▸ **Given task**
Copy each line of the entries that contains the word "draw".

▸ **The input**
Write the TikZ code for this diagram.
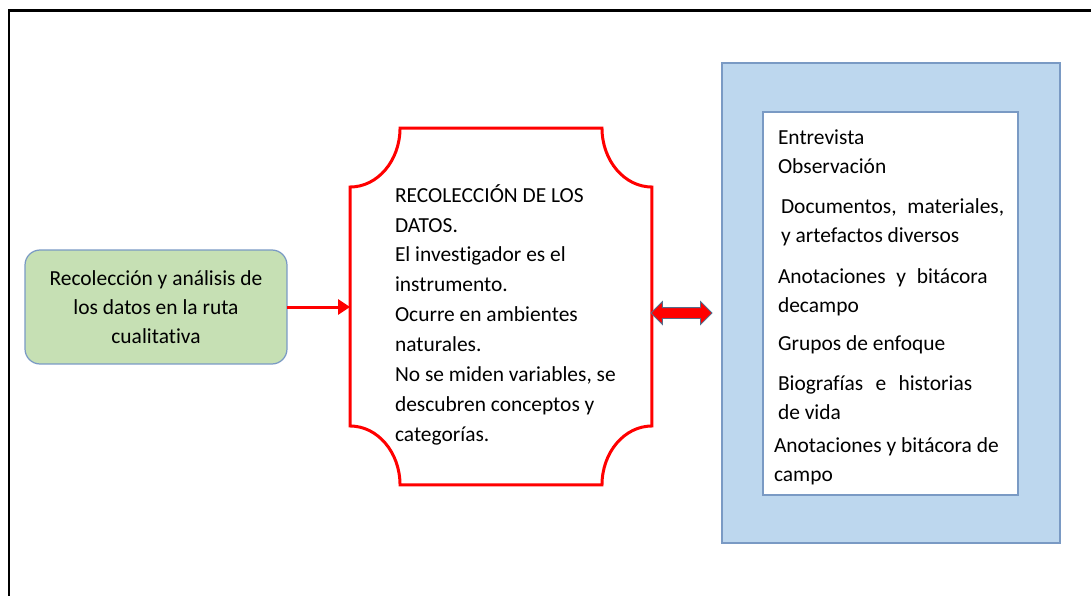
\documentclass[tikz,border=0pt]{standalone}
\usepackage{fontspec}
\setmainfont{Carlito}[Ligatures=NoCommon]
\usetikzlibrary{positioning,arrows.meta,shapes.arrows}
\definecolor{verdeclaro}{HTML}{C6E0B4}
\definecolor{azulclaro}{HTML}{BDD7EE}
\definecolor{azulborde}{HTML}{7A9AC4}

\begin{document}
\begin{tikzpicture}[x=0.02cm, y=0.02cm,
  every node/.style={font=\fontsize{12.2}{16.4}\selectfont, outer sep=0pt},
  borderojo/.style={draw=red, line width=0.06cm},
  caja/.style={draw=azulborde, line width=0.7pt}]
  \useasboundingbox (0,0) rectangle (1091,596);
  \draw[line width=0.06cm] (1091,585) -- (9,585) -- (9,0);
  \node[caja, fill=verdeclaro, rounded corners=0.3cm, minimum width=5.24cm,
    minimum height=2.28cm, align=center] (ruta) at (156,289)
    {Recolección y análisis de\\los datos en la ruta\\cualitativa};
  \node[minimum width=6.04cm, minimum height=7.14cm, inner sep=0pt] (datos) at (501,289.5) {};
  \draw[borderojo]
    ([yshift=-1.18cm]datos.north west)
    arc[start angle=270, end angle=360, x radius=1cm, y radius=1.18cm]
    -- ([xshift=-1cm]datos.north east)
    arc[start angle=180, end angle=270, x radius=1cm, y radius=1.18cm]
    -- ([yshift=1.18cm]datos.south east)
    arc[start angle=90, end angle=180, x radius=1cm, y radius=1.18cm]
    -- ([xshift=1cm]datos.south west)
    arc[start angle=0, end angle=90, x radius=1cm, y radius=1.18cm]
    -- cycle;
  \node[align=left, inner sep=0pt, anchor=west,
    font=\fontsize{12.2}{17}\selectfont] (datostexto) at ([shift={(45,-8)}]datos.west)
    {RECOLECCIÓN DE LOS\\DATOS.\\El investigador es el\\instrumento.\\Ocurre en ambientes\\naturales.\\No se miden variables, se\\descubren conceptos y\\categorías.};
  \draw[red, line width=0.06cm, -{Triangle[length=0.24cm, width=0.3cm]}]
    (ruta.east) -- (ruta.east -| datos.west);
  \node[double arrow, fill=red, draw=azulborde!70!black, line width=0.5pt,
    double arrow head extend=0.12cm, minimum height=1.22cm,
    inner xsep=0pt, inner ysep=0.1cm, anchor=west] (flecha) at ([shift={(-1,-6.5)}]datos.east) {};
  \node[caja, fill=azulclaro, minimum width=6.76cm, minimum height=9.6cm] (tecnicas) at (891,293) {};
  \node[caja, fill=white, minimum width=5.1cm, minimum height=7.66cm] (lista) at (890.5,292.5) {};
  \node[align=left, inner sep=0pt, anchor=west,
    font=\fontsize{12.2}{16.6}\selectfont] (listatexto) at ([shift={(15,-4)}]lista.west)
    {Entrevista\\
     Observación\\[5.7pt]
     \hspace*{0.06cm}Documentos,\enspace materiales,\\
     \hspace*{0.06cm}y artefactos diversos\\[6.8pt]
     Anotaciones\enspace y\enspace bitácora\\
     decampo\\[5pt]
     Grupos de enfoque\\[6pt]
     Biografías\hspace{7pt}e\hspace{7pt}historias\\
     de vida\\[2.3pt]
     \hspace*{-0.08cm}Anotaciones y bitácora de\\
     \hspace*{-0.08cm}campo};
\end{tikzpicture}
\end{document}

==

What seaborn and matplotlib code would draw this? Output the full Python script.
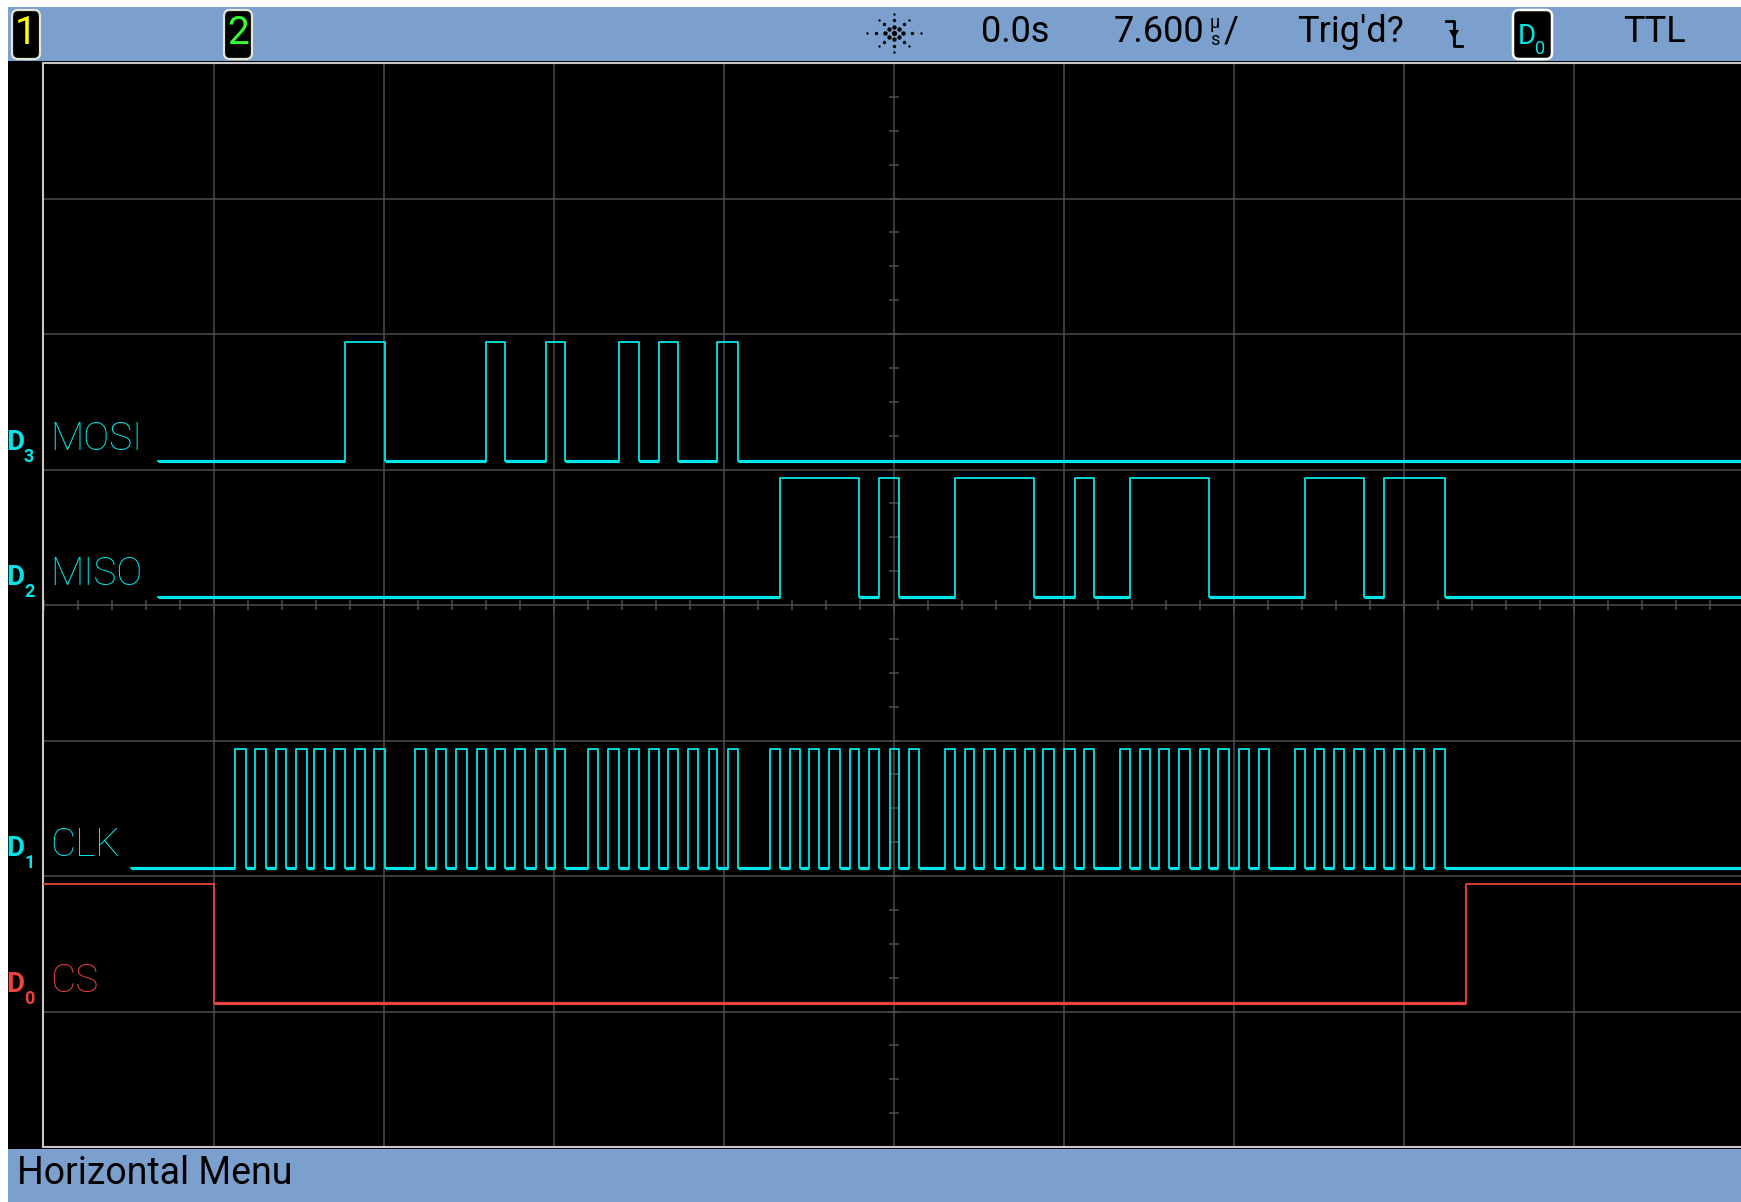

...

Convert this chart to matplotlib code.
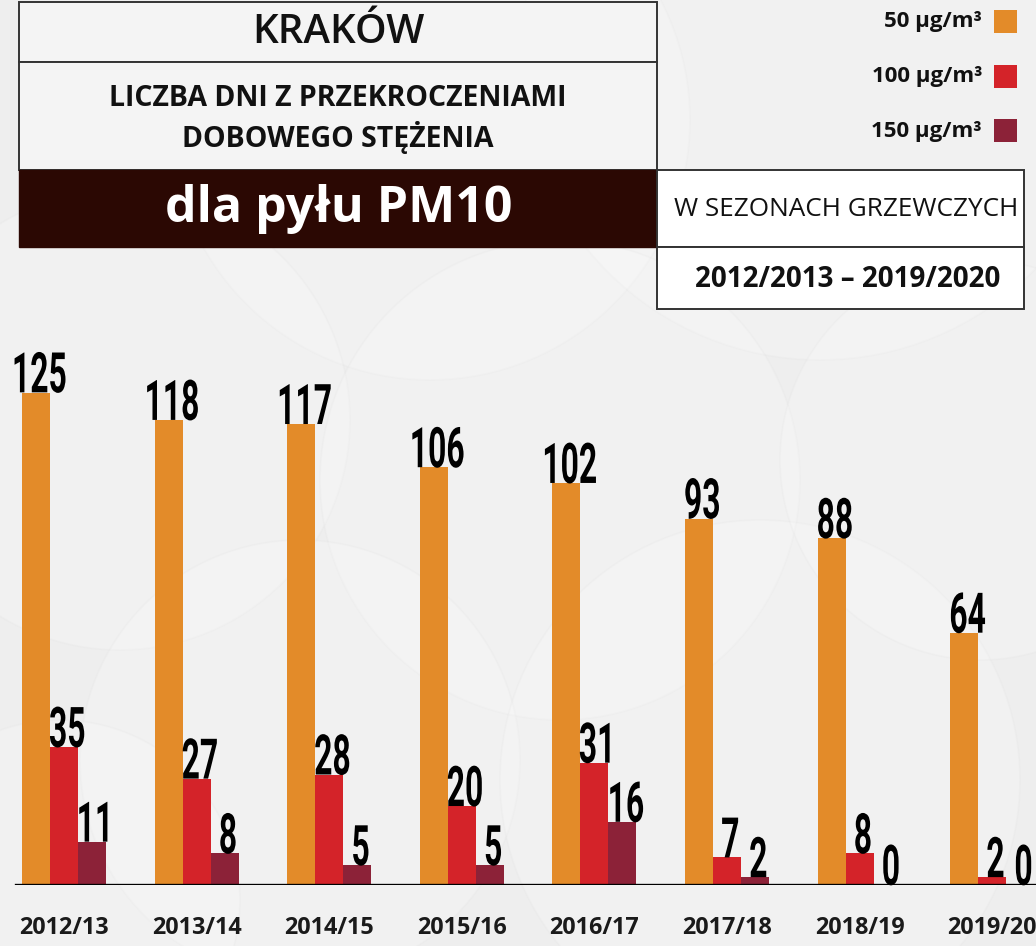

▸ **Answer for the task**
  borderojo/.style={draw=red, line width=0.06cm},
  caja/.style={draw=azulborde, line width=0.7pt}]
  \draw[line width=0.06cm] (1091,585) -- (9,585) -- (9,0);
  \draw[borderojo]
  \draw[red, line width=0.06cm, -{Triangle[length=0.24cm, width=0.3cm]}]
  \node[double arrow, fill=red, draw=azulborde!70!black, line width=0.5pt,
What seaborn and matplotlib code would draw this? Output the full Python script.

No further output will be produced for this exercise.